Women artists who marry fellow artists typically find there are advantages and disadvantages, and one challenge is to establish a separate identity. Elaine de Kooning is a classic example of a woman who developed a career different from her husband as a portraitist and writer for ArtNews, while at the same time benefiting from his summer at Black Mountain College. Mildred Bernice Nungester and Karl Wolfe were another married pair of artists, and while he was a successful portraitist, she experimented with and mastered a variety of media, including portraiture and landscape painting, printmaking, and mosaics.
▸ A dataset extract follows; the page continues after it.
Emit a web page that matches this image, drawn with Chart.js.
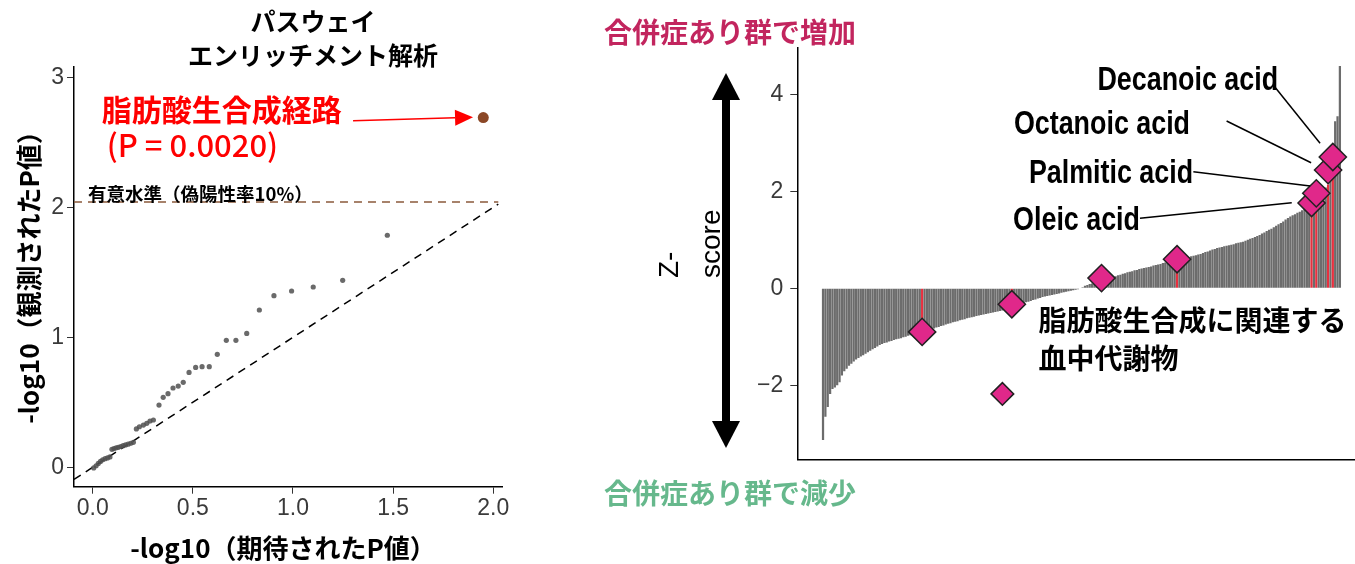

Nungester was a native of Celina, Ohio, but grew up in Decatur, Alabama, beginning at age four. In 1932 she graduated with a bachelor’s degree from Alabama College, State College for Women in Montevallo (now the University of Montevallo). Unable to support herself as an artist, she taught English and Latin in Alabama for ten years while studying during the summers at the Art Institute of Chicago and the Art Students League in New York. She met Karl Wolfe at the Dixie Art Colony in Wetumpka, Alabama, during its first year in 1937. Of the colony’s founder, John Kelly Fitzpatrick, she wrote: “he was to have a profound influence on my life.” She described the colony as a “fun place. I was in my early twenties and had never had such a good time before…. None of this interfered with the serious business of drawing and painting.” In 1944 Nungester attended and received a Master of Fine Arts from the Colorado Springs Fine Arts Center, where she reconnected with Karl, who was stationed at Lowry Field in Denver. They married in Colorado following her graduation, and later moved to Jackson, Mississippi.
Together with Marie Hull and William Hollingsworth, the Wolfes were active in the Mississippi Art Association. Karl took a position at Millsaps College in Jackson, following Hollingsworth’s death in 1944 and remained there for ten years, while Mildred developed art history courses at the college. In 1948 they, together with Caroline Compton, established the Mississippi Art Colony at Allison’s Wells, a hotel in Way, Mississippi, and the colony thrived there for fifteen years before changing locations several more times over the following decades. It attracted such notable artists as Lamar Dodd and John McCrady as instructors. The setting was picturesque and ideal for plein air painting, and nurtured diversions such as boating and swimming. The surroundings made an impression on her, and no doubt many of her fresh landscapes were done there.
A small kiln caused a fire in the Wolfes’ Jackson studio in 1963, destroying the building and a trove of paintings, artworks, and supplies. A new studio was built the following year and, under the guidance of their daughter, continues to show works from the Wolfe family as well as works from local artists.
In 1988 she undertook a portrait of her friend Eudora Welty, based on studies she had done earlier. “I had decided to paint a watercolor portrait, which wouldn’t take much of her time. She came out to the studio with a book on Chekhov, a biography. She sat reading it, not looking up, laughing at what she was reading, and every now and then making a comment to me with a glance and a twinkle in her eye. The result was a very immediate and intimate portrait, done all on the spot.” The oil version is now in the collection of the National Portrait Gallery in Washington. Two years later Mildred Nungester Wolfe was named the Distinguished Mississippi Woman Artist by the Mississippi State Committee of the National Museum of Women in the Arts. She continued painting several days a week until the age of 92, when she was unable to continue doing so. She died peacefully at home four years later, in 2009, the same year the Wolfe Studio was awarded the Governor’s Award for Artistic Excellence in the Visual Arts.